Feature Selection is a process of selecting a subset of relevant features(variable, predictors) for use in machine learning modeling.
- Simple models are easier to interpret.
- Short training times.
- Enhanced generalization by reducing overfitting.
- Reduce Variable redundancy.
- Reduced errors of data errors during model use.
-
Filter methods: Rely on characteristics of data. Do not use machine learning model at all (Model agnostic) so less computationally expensive. Very well suited for quick screen and removal of irrelevant features. Usually gives lower predictive performance than a wrapper methods. Filter methods are generally the first step in feature selection procedures.
- Basics:
- Constant
- Quasi Constant
- Duplicated
- Statistical measures
- Chi Square | Fisher score
- Univariate methods (ANOVA)
- Mutual Information
- Correlation
Two steps procedure (Univariate):
- Rank features according to certain criteria.
- Each feature is ranked independently of the feature space.
- Select the highest ranking features.
DRAWBACK
- May select redundant variables as this method doesn't consider interaction between variables.
- Basics:
-
Wrapper methods: Use machine learning models to score the feature subset. Train a new model on each feature subset that's why computationally expensive. Provide the best feature subset for a given machine learning model. This method is able to detect interaction between features. Subset of features work well for specific machine learning algorithm.
- Step Forward selection
- Step Backward selection
- Exhaustive selection
- Feature Shuffling (Alternative Wrapper method)
Procedure
- Search for a subset of features.
- Build a machine learning algorithm on subset of features.
- Evaluate model performance.
- Repeat
Search
- Forward Feature Selection
-> Add one best performing feature at a time which improves the machine learning model until a predefined critera is met. Start with no feature. - Backward Feature Elimination
-> Start with all features and remove the least significant feature at each iteration until criteria is reached.
When to stop
When the performance does not increase beyond a certain threshold or does not decrease or certain number of features are reached. -
Embedded methods: Perform feature selection as a part of model construction process. Less computationally expensive as they fit model only once.
- Lasso
- Decision Tree derived Importance (Tree Importance)
- Regression coefficients
Advantages
- Faster than wrapper methods
- More accurate than filter methods
- Detect interaction between features
- Find the feature subset for the algorithm being trained
Procedure
- Train a machine learning algorithm
- Derive the feature importance
- Remove non-important features
-
Hybrid Methods: Hybrid methods are the combination of wrapper and embedded methods that leverages best of both worlds
- Feature Shuffling -- Shuffle a feature, build a model and note down the performance drop.

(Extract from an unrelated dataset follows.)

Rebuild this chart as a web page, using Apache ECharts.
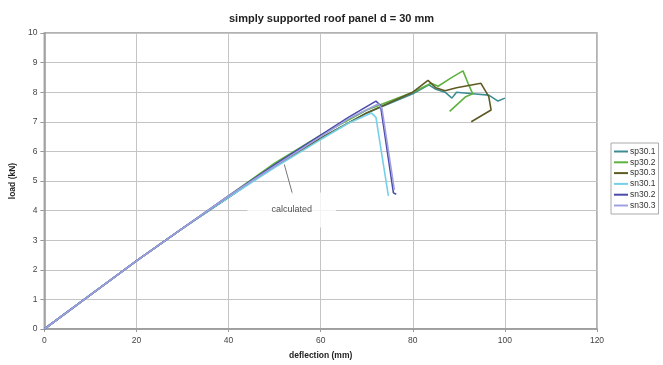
<!DOCTYPE html>
<html>
<head>
<meta charset="utf-8">
<script src="https://cdn.jsdelivr.net/npm/echarts@6/dist/echarts.min.js"></script>
<style>
    html, body { margin: 0; padding: 0; background: #fff; }
    #chart { width: 663px; height: 365px; }
</style>
</head>
<body>
<div id="chart"></div>
<script>
    // deflection (mm) / load (kN)
    var names = ['sp30.1', 'sp30.2', 'sp30.3', 'sn30.1', 'sn30.2', 'sn30.3'];
    var colors = ['#3e8c93', '#5db33d', '#5f5a24', '#74d0e8', '#4b4bab', '#a0a0e0'];

    var sp301X = [0, 10, 20, 30, 40, 50, 60, 70, 80, 83.5, 85, 87, 88.5, 89.5, 93, 96.5, 98.5, 100];
    var sp301Y = [0, 1.15, 2.3, 3.4, 4.45, 5.5, 6.45, 7.3, 7.95, 8.25, 8.1, 8.0, 7.8, 8.0, 7.95, 7.9, 7.7, 7.8];
    var sp302X = [0, 10, 20, 30, 40, 50, 60, 70, 80, 84, 85.5, 88.5, 90.9, 92, 93, 91.5, 88];
    var sp302Y = [0, 1.15, 2.3, 3.4, 4.5, 5.6, 6.55, 7.4, 8.0, 8.3, 8.2, 8.5, 8.72, 8.3, 7.95, 7.85, 7.35];
    var sp303X = [0, 10, 20, 30, 40, 50, 60, 70, 80, 83.3, 85, 87, 89.5, 94.8, 96.5, 97, 92.7];
    var sp303Y = [0, 1.15, 2.3, 3.4, 4.45, 5.5, 6.45, 7.3, 8.0, 8.4, 8.15, 8.05, 8.15, 8.3, 7.85, 7.4, 7.0];
    var sn301X = [0, 10, 20, 30, 40, 50, 60, 66, 71, 72, 74.7];
    var sn301Y = [0, 1.15, 2.3, 3.4, 4.45, 5.45, 6.4, 6.95, 7.3, 7.15, 4.5];
    var sn302X = [0, 10, 20, 30, 40, 50, 60, 66, 72, 73, 75.8, 76.4];
    var sn302Y = [0, 1.15, 2.3, 3.4, 4.5, 5.55, 6.55, 7.15, 7.7, 7.55, 4.6, 4.55];
    var sn303X = [0, 10, 20, 30, 40, 50, 60, 66, 72.5, 73.3, 76];
    var sn303Y = [0, 1.15, 2.3, 3.4, 4.5, 5.5, 6.5, 7.1, 7.6, 7.45, 4.7];

    // "calculated" note: leader line and label position
    var noteLineX = [52.1, 53.9];
    var noteLineY = [5.56, 4.55];
    var noteLabelX = 53.7;
    var noteLabelY = 4.02;

    function pairs(xs, ys) {
        return xs.map(function (x, i) { return [x, ys[i]]; });
    }

    var seriesData = [
        pairs(sp301X, sp301Y),
        pairs(sp302X, sp302Y),
        pairs(sp303X, sp303Y),
        pairs(sn301X, sn301Y),
        pairs(sn302X, sn302Y),
        pairs(sn303X, sn303Y)
    ];

    var series = names.map(function (n, i) {
        return {
            name: n,
            type: 'line',
            data: seriesData[i],
            showSymbol: false,
            symbol: 'none',
            lineStyle: { color: colors[i], width: 1.6 },
            itemStyle: { color: colors[i] },
            z: 3
        };
    });

    series.push({
        name: 'note',
        type: 'line',
        data: pairs(noteLineX, noteLineY),
        showSymbol: false,
        symbol: 'none',
        lineStyle: { color: '#777', width: 1 },
        silent: true,
        z: 2
    });
    series.push({
        name: 'noteLabel',
        type: 'scatter',
        data: [[noteLabelX, noteLabelY]],
        symbolSize: 0,
        silent: true,
        z: 2,
        label: {
            show: true,
            position: 'inside',
            formatter: 'calculated',
            fontFamily: 'Liberation Sans, Arial, sans-serif',
            fontSize: 9,
            color: '#222',
            backgroundColor: '#fff',
            padding: [10, 24, 16, 24]
        }
    });

    var chart = echarts.init(document.getElementById('chart'));
    chart.setOption({
        animation: false,
        backgroundColor: '#fff',
        textStyle: { fontFamily: 'Liberation Sans, Arial, sans-serif' },
        title: {
            text: 'simply supported roof panel d = 30 mm',
            left: 'center',
            top: 8,
            textStyle: { fontSize: 11, fontWeight: 'bold', color: '#222' }
        },
        legend: {
            data: names,
            orient: 'vertical',
            left: 611,
            top: 143,
            icon: 'rect',
            itemWidth: 14,
            itemHeight: 2,
            itemGap: 1.8,
            padding: [4, 3, 4, 3],
            borderColor: '#aaa',
            borderWidth: 1,
            textStyle: { fontSize: 8.5, color: '#333', padding: [0, 0, 0, -3] }
        },
        grid: {
            left: 40,
            right: 66,
            top: 33,
            bottom: 35,
            show: true,
            borderColor: '#999',
            borderWidth: 1.5
        },
        xAxis: {
            type: 'value',
            min: 0,
            max: 120,
            interval: 20,
            name: 'deflection (mm)',
            nameLocation: 'middle',
            nameGap: 22,
            nameTextStyle: { fontSize: 8.5, fontWeight: 'bold', color: '#222' },
            axisLine: { lineStyle: { color: '#999', width: 1.5 } },
            axisTick: { show: true, length: 3, lineStyle: { color: '#999' } },
            axisLabel: { fontSize: 8.5, color: '#444', margin: 7 },
            splitLine: { lineStyle: { color: '#c4c4c4', width: 1 } }
        },
        yAxis: {
            type: 'value',
            min: 0,
            max: 10,
            interval: 1,
            name: 'load (kN)',
            nameLocation: 'middle',
            nameGap: 25,
            nameTextStyle: { fontSize: 8.5, fontWeight: 'bold', color: '#222' },
            axisLine: { show: true, lineStyle: { color: '#999', width: 1.5 } },
            axisTick: { show: true, length: 4, lineStyle: { color: '#999' } },
            axisLabel: { fontSize: 8.5, color: '#444', margin: 7 },
            splitLine: { lineStyle: { color: '#c4c4c4', width: 1 } }
        },
        series: series
    });
</script>
</body>
</html>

If the performance drop is huge, then that feature is probably important. Repeat this procedure for all of the features and select the top n features where drop > certain_threshold. There is no stopping criteria, it will stop when all features are shuffled. We need to decide which feature to choose. Keep n #features where drift(full model performance-shuffled performance) was highest.
- Recursive Feature Elimination (RFE) --
- Recursive Feature Addition (RFA) --
Feature Selection Technique should be perfomed on Training dataset to avoid overfitting.